* [Task data]:

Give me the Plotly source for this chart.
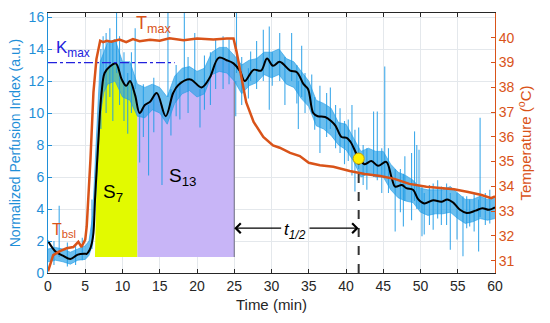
import plotly.graph_objects as go
import numpy as np

# ---------------- data ----------------
black_t = [0, 1, 2, 3, 4, 5, 5.2, 5.6, 5.9, 6.1, 6.3, 6.55, 6.8, 7.0, 7.2, 7.6, 8.3, 9.1, 9.9,
           10.5, 11.0, 11.7, 12.3, 13.0, 13.7, 14.6, 15.8, 16.8, 17.5, 19.1, 20.6, 21.7, 22.9,
           24.0, 24.9, 25.8, 26.4, 27.6, 28.6, 29.4, 30.2, 31.1, 32.5, 33.4, 34.3, 34.9, 35.6,
           36.2, 37.2, 38.0, 38.6, 39.4, 40.1, 40.6, 41.7, 42.5, 43.4, 44.3, 45.4, 46.1, 46.6,
           47.5, 48.1, 49.0, 49.7, 50.5, 51.7, 52.8, 53.6, 54.4, 55.3, 56.2, 57.4, 58.3, 59.2, 60]
black_v = [2.0, 1.35, 1.08, 0.87, 1.15, 1.2, 1.2, 1.45, 1.9, 2.5, 4.5, 6.6, 8.6, 10.2, 11.3, 12.5,
           12.9, 13.1, 12.1, 11.7, 12.0, 11.1, 10.0, 10.5, 10.7, 11.25, 9.8, 11.25, 11.75, 12.1,
           11.6, 12.2, 13.45, 13.3, 13.1, 12.6, 12.0, 12.7, 12.65, 13.4, 12.95, 13.2, 12.65, 12.55,
           11.8, 11.5, 10.0, 9.8, 9.75, 9.5, 9.2, 8.5, 8.45, 8.2, 7.2, 6.8, 7.0, 6.7, 6.95, 6.0,
           5.4, 5.5, 5.3, 5.2, 4.6, 4.35, 4.55, 4.45, 4.6, 4.4, 3.95, 3.75, 3.9, 4.05, 3.95, 4.1]

# raw perfusion signal: dense core (low / high envelope) plus individual spikes
env_t = [0, 1, 2, 3, 4, 5, 5.5, 6, 6.5, 7, 7.5, 8, 9, 10, 11, 12, 13, 14, 15, 16, 17, 18, 19, 20,
         21, 22, 23, 24, 25, 26, 27, 28, 29, 30, 31, 32, 33, 34, 35, 36, 37, 38, 39, 40, 41, 42,
         43, 44, 45, 46, 47, 48, 49, 50, 51, 52, 53, 54, 55, 56, 57, 58, 59, 60]
env_lo = [0.7, 0.8, 0.7, 0.55, 0.8, 0.85, 1.1, 1.8, 5.5, 9.8, 11.3, 11.8, 12.0, 11.0, 10.8, 9.8,
          9.7, 10.2, 10.0, 9.3, 10.6, 11.2, 11.4, 11.0, 11.2, 12.4, 12.6, 12.5, 12.0, 11.2, 11.7,
          11.9, 12.4, 12.2, 12.4, 11.8, 11.6, 10.9, 10.4, 9.2, 9.0, 8.6, 8.0, 7.7, 7.0, 6.0, 6.2,
          6.0, 6.0, 5.2, 4.7, 4.5, 4.4, 3.8, 3.6, 3.7, 3.7, 3.8, 3.4, 3.1, 3.2, 3.4, 3.3, 3.4]
env_hi = [1.5, 1.6, 1.5, 1.3, 1.5, 1.7, 2.0, 3.6, 8.5, 13.2, 13.8, 14.4, 14.6, 13.2, 13.2, 11.8,
          11.6, 11.8, 11.6, 11.0, 12.3, 12.8, 12.9, 12.6, 12.8, 13.8, 14.1, 14.1, 13.6, 13.0, 13.3,
          13.4, 13.8, 13.8, 14.0, 13.4, 13.2, 12.6, 12.0, 10.8, 10.6, 10.3, 9.4, 9.3, 8.4, 7.6,
          7.8, 7.6, 7.6, 6.8, 6.3, 6.1, 5.8, 5.3, 5.2, 5.2, 5.2, 5.4, 5.0, 4.6, 4.6, 4.8, 4.6, 4.8]
spike_t = [0.8, 1.5, 2.6, 3.7, 4.6, 5.9,
           7.1, 7.4, 7.8, 8.3, 8.7, 9.2, 9.6, 10.2, 10.7, 11.2, 11.7,
           12.3, 12.8, 13.5, 14.2, 15.3, 16.1, 16.5, 17.2, 17.7, 18.3, 18.8, 19.7, 20.4, 21.0,
           21.8, 22.5, 23.5, 24.3, 25.2, 25.3,
           26.0, 26.9, 27.2, 28.0, 28.9, 29.7, 30.1, 31.1, 31.8, 32.7, 33.4, 33.6, 34.05, 34.5,
           35.4, 35.8, 36.5, 37.4, 37.9, 38.6, 39.2, 39.8, 40.3, 40.8, 41.2, 41.7, 42.3, 42.8,
           43.7, 44.2, 44.8, 45.2,
           45.7, 46.6, 47.3, 47.7, 47.9, 48.8, 49.2, 49.5, 49.8, 50.2, 50.5, 51.2, 51.7, 52.3,
           52.8, 53.5, 54.0, 54.9, 55.7, 56.2, 56.6, 57.2, 57.8, 58.0, 58.7, 59.3]
spike_lo = [0.5, 1.0, 0.4, 0.5, 0.8, 1.5,
            9.0, 12.0, 10.0, 11.0, 9.5, 12.5, 10.5, 9.5, 8.7, 10.0, 11.5,
            6.9, 8.5, 6.1, 8.8, 5.5, 11.0, 8.6, 9.8, 9.6, 12.0, 10.0, 12.0, 9.1, 10.2,
            10.5, 11.5, 11.5, 11.8, 9.8, 12.5,
            10.5, 10.9, 12.0, 11.5, 12.0, 10.2, 11.7, 12.0, 10.5, 12.0, 10.6, 9.0, 11.0, 10.0,
            10.0, 8.96, 7.5, 8.5, 9.0, 7.8, 7.5, 6.8, 7.0, 6.1, 5.1, 6.5, 5.5, 5.2,
            6.0, 5.8, 5.0, 6.0,
            5.0, 2.6, 3.8, 2.9, 4.5, 3.3, 4.5, 4.0, 4.0, 2.3, 2.4, 3.0, 2.7, 3.4,
            3.0, 3.0, 1.46, 2.1, 1.04, 2.8, 2.9, 2.6, 1.35, 3.5, 3.0, 3.1]
spike_hi = [2.0, 4.2, 1.9, 1.8, 2.2, 4.6,
            14.0, 14.8, 15.0, 15.3, 14.5, 16.25, 14.8, 13.8, 12.5, 13.8, 15.3,
            10.0, 11.8, 10.5, 12.2, 10.5, 16.25, 11.5, 13.0, 12.0, 16.25, 13.5, 15.0, 11.5, 13.6,
            13.8, 14.6, 14.8, 14.6, 12.0, 16.25,
            13.5, 12.8, 13.85, 14.5, 15.2, 15.4, 13.8, 15.0, 13.5, 15.0, 13.0, 12.0, 14.2, 12.5,
            12.4, 11.0, 11.7, 11.25, 11.6, 10.5, 10.3, 9.5, 9.6, 10.5, 8.96, 9.1, 8.0, 7.8,
            10.1, 10.1, 7.8, 12.9,
            7.8, 6.5, 6.5, 6.2, 7.3, 7.5, 8.85, 8.0, 7.7, 5.5, 5.0, 5.5, 5.6, 5.8,
            5.4, 5.6, 5.0, 5.0, 4.8, 4.8, 4.6, 5.0, 4.6, 9.7, 5.0, 5.2]

temp_t = [0, 0.7, 1.6, 2.5, 3.4, 4.07, 4.5, 5.0, 5.2, 5.4, 5.7, 6.1, 6.5, 7.0, 7.4, 7.9, 8.5, 9.6,
          10.5, 11.4, 12.3, 13.7, 15.0, 16.3, 18.2, 20.0, 22.2, 24.0, 24.9, 25.3, 25.9, 26.6,
          27.6, 28.9, 30.2, 31.1, 32.5, 33.8, 35.0, 36.5, 38.3, 40.5, 42.5, 44.6, 46.5, 48.5,
          50.8, 52.5, 54.5, 56.4, 58.2, 59.5, 60]
temp_T = [30.57, 31.22, 31.38, 31.5, 31.55, 31.76, 31.55, 31.85, 32.39, 33.47, 35.1, 37.8, 39.14,
          39.88, 39.82, 39.88, 39.84, 39.93, 39.82, 39.95, 39.86, 39.92, 39.88, 39.98, 39.9,
          39.97, 39.93, 39.97, 39.97, 39.45, 38.5, 37.4, 36.6, 36.0, 35.65, 35.56, 35.35, 35.22,
          34.95, 34.85, 34.79, 34.62, 34.5, 34.42, 34.3, 34.1, 33.98, 33.94, 33.88, 33.77, 33.65,
          33.52, 33.6]

k_max = 13.15          # dash-dot reference level
k_max_t = [0, 17]
area_base = 1.0
s7_span = [6.3, 12.0]
s13_span = [12.0, 25.0]
t_half = 41.7
t_half_v = 7.15
arrow_level = 2.8

x_ticks = list(range(0, 61, 5))
y_ticks = list(range(0, 17, 2))
y2_ticks = list(range(31, 41))

BLUE = "#1E9BE6"
AXBLUE = "#1f8fd8"
ORANGE = "#D95319"
DARK = "#262626"
FONT = "Liberation Sans, Arial, sans-serif"

bt = np.array(black_t)
bv = np.array(black_v)


def area(span, start_at_base):
    a, b = span
    inner = (bt > a) & (bt < b)
    xs = list(bt[inner])
    ys = list(bv[inner])
    x0 = [a]
    y0 = [area_base if start_at_base else float(np.interp(a, bt, bv))]
    xe = [b, b]
    ye = [float(np.interp(b, bt, bv)), area_base]
    X = x0 + xs + xe + [a]
    Y = y0 + ys + ye + [area_base]
    return X, Y


fig = go.Figure()

x7, y7 = area(s7_span, True)
fig.add_trace(go.Scatter(x=x7, y=y7, fill="toself", fillcolor="#E2FA00",
                         line=dict(width=0), mode="lines", hoverinfo="skip"))
x13, y13 = area(s13_span, False)
fig.add_trace(go.Scatter(x=x13, y=y13, fill="toself", fillcolor="#C8B5F7",
                         line=dict(width=0), mode="lines", hoverinfo="skip"))
fig.add_trace(go.Scatter(x=[s13_span[1], s13_span[1]],
                         y=[area_base, float(np.interp(s13_span[1], bt, bv))],
                         mode="lines", line=dict(color="#6f6f80", width=1)))

# raw signal: core band + spikes
fig.add_trace(go.Scatter(x=env_t, y=env_lo, mode="lines", line=dict(width=0.6, color=BLUE)))
fig.add_trace(go.Scatter(x=env_t, y=env_hi, mode="lines", line=dict(width=0.6, color=BLUE),
                         fill="tonexty", fillcolor="rgba(50,165,232,0.72)"))
sx, sy = [], []
for t, lo, hi in zip(spike_t, spike_lo, spike_hi):
    sx += [t, t, None]
    sy += [lo, hi, None]
fig.add_trace(go.Scatter(x=sx, y=sy, mode="lines",
                         line=dict(color="rgba(30,155,230,0.85)", width=1.1)))

# smoothed signal
fig.add_trace(go.Scatter(x=black_t, y=black_v, mode="lines", line=dict(color="black", width=2),
                         line_shape="spline"))

# K_max line
fig.add_trace(go.Scatter(x=k_max_t, y=[k_max, k_max], mode="lines",
                         line=dict(color="#2222dd", width=1.3, dash="dashdot")))

# t1/2 dashed vertical
fig.add_trace(go.Scatter(x=[t_half, t_half], y=[0, t_half_v + 0.5], mode="lines",
                         line=dict(color="#333333", width=2, dash="dash")))

# temperature
fig.add_trace(go.Scatter(x=temp_t, y=temp_T, mode="lines", yaxis="y2",
                         line=dict(color=ORANGE, width=2.5)))

fig.add_trace(go.Scatter(x=[t_half], y=[t_half_v], mode="markers",
                         marker=dict(size=11, color="#FFF200", line=dict(color="#c8a000", width=1))))

fig.update_traces(showlegend=False)

ann = [
    dict(x=14.2, y=15.55, text="T<sub>max</sub>", font=dict(color=ORANGE, size=18)),
    dict(x=3.4, y=14.0, text="K<sub>max</sub>", font=dict(color="#2222dd", size=17)),
    dict(x=8.7, y=5.0, text="S<sub>7</sub>", font=dict(color="black", size=19)),
    dict(x=18.0, y=6.0, text="S<sub>13</sub>", font=dict(color="black", size=19)),
    dict(x=2.1, y=2.65, text="T<sub>bsl</sub>", font=dict(color=ORANGE, size=16)),
    dict(x=33.2, y=2.6, text="<i>t<sub>1/2</sub></i>", font=dict(color="black", size=17)),
]
for a in ann:
    a.update(xref="x", yref="y", showarrow=False)
ann.append(dict(x=25.0, y=arrow_level, ax=31.5, ay=arrow_level, xref="x", yref="y",
                axref="x", ayref="y", text="", showarrow=True, arrowhead=4, arrowsize=1.6,
                arrowwidth=1.2, arrowcolor="black", standoff=0, startstandoff=0))
ann.append(dict(x=t_half, y=arrow_level, ax=34.9, ay=arrow_level, xref="x", yref="y",
                axref="x", ayref="y", text="", showarrow=True, arrowhead=4, arrowsize=1.6,
                arrowwidth=1.2, arrowcolor="black", standoff=0, startstandoff=0))

GRID = "#e4e8ec"
fig.update_layout(
    width=550, height=323,
    margin=dict(l=48, r=55, t=13, b=50, autoexpand=False),
    paper_bgcolor="white", plot_bgcolor="white",
    font=dict(family=FONT, size=14, color=DARK),
    annotations=ann,
    xaxis=dict(range=[0, 60], tickvals=x_ticks, ticks="inside", ticklen=4, tickcolor=DARK,
               showline=True, linecolor=DARK, linewidth=1, mirror="ticks", automargin=False,
               showgrid=True, gridcolor=GRID, zeroline=False,
               tickfont=dict(size=14, color=DARK),
               title=dict(text="Time (min)", font=dict(size=15, color=DARK), standoff=6)),
    yaxis=dict(range=[0, 16.25], tickvals=y_ticks, ticks="inside", ticklen=4, tickcolor=AXBLUE,
               showline=True, linecolor=AXBLUE, linewidth=1, showgrid=True, gridcolor=GRID,
               zeroline=False, tickfont=dict(size=14, color=AXBLUE), automargin=False,
               title=dict(text="Normalized Perfusion Index (a.u.)", font=dict(size=14, color=AXBLUE),
                          standoff=4)),
    yaxis2=dict(range=[30.5, 41], tickvals=y2_ticks, overlaying="y", side="right",
                ticks="inside", ticklen=4, tickcolor=ORANGE, showline=True, linecolor=ORANGE,
                linewidth=1, showgrid=False, zeroline=False, tickfont=dict(size=14, color=ORANGE),
                automargin=False,
                title=dict(text="Temperature (<sup>o</sup>C)", font=dict(size=15, color=ORANGE),
                           standoff=4)),
)

fig.write_html("out.html", post_script="document.body.style.margin='0';",
               config={"displayModeBar": False})
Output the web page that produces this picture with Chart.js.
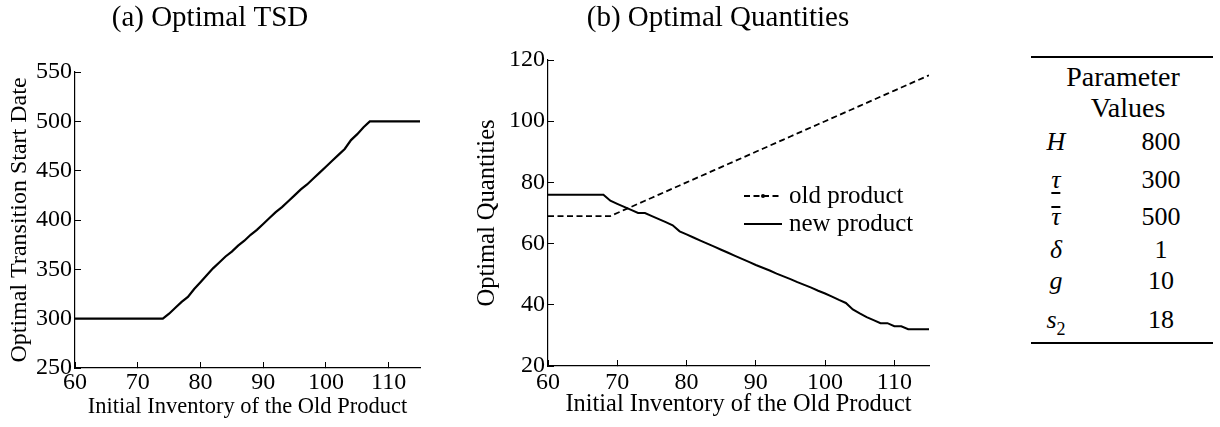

* [Task instructions]: Leave out any pictures, please, and quote only the lines from the top of the data through the line that contains "4.05, 3.95, 4.1]".

* [Written response]:
Give me the Plotly source for this chart.
import plotly.graph_objects as go
import numpy as np

# ---------------- data ----------------
black_t = [0, 1, 2, 3, 4, 5, 5.2, 5.6, 5.9, 6.1, 6.3, 6.55, 6.8, 7.0, 7.2, 7.6, 8.3, 9.1, 9.9,
           10.5, 11.0, 11.7, 12.3, 13.0, 13.7, 14.6, 15.8, 16.8, 17.5, 19.1, 20.6, 21.7, 22.9,
           24.0, 24.9, 25.8, 26.4, 27.6, 28.6, 29.4, 30.2, 31.1, 32.5, 33.4, 34.3, 34.9, 35.6,
           36.2, 37.2, 38.0, 38.6, 39.4, 40.1, 40.6, 41.7, 42.5, 43.4, 44.3, 45.4, 46.1, 46.6,
           47.5, 48.1, 49.0, 49.7, 50.5, 51.7, 52.8, 53.6, 54.4, 55.3, 56.2, 57.4, 58.3, 59.2, 60]
black_v = [2.0, 1.35, 1.08, 0.87, 1.15, 1.2, 1.2, 1.45, 1.9, 2.5, 4.5, 6.6, 8.6, 10.2, 11.3, 12.5,
           12.9, 13.1, 12.1, 11.7, 12.0, 11.1, 10.0, 10.5, 10.7, 11.25, 9.8, 11.25, 11.75, 12.1,
           11.6, 12.2, 13.45, 13.3, 13.1, 12.6, 12.0, 12.7, 12.65, 13.4, 12.95, 13.2, 12.65, 12.55,
           11.8, 11.5, 10.0, 9.8, 9.75, 9.5, 9.2, 8.5, 8.45, 8.2, 7.2, 6.8, 7.0, 6.7, 6.95, 6.0,
           5.4, 5.5, 5.3, 5.2, 4.6, 4.35, 4.55, 4.45, 4.6, 4.4, 3.95, 3.75, 3.9, 4.05, 3.95, 4.1]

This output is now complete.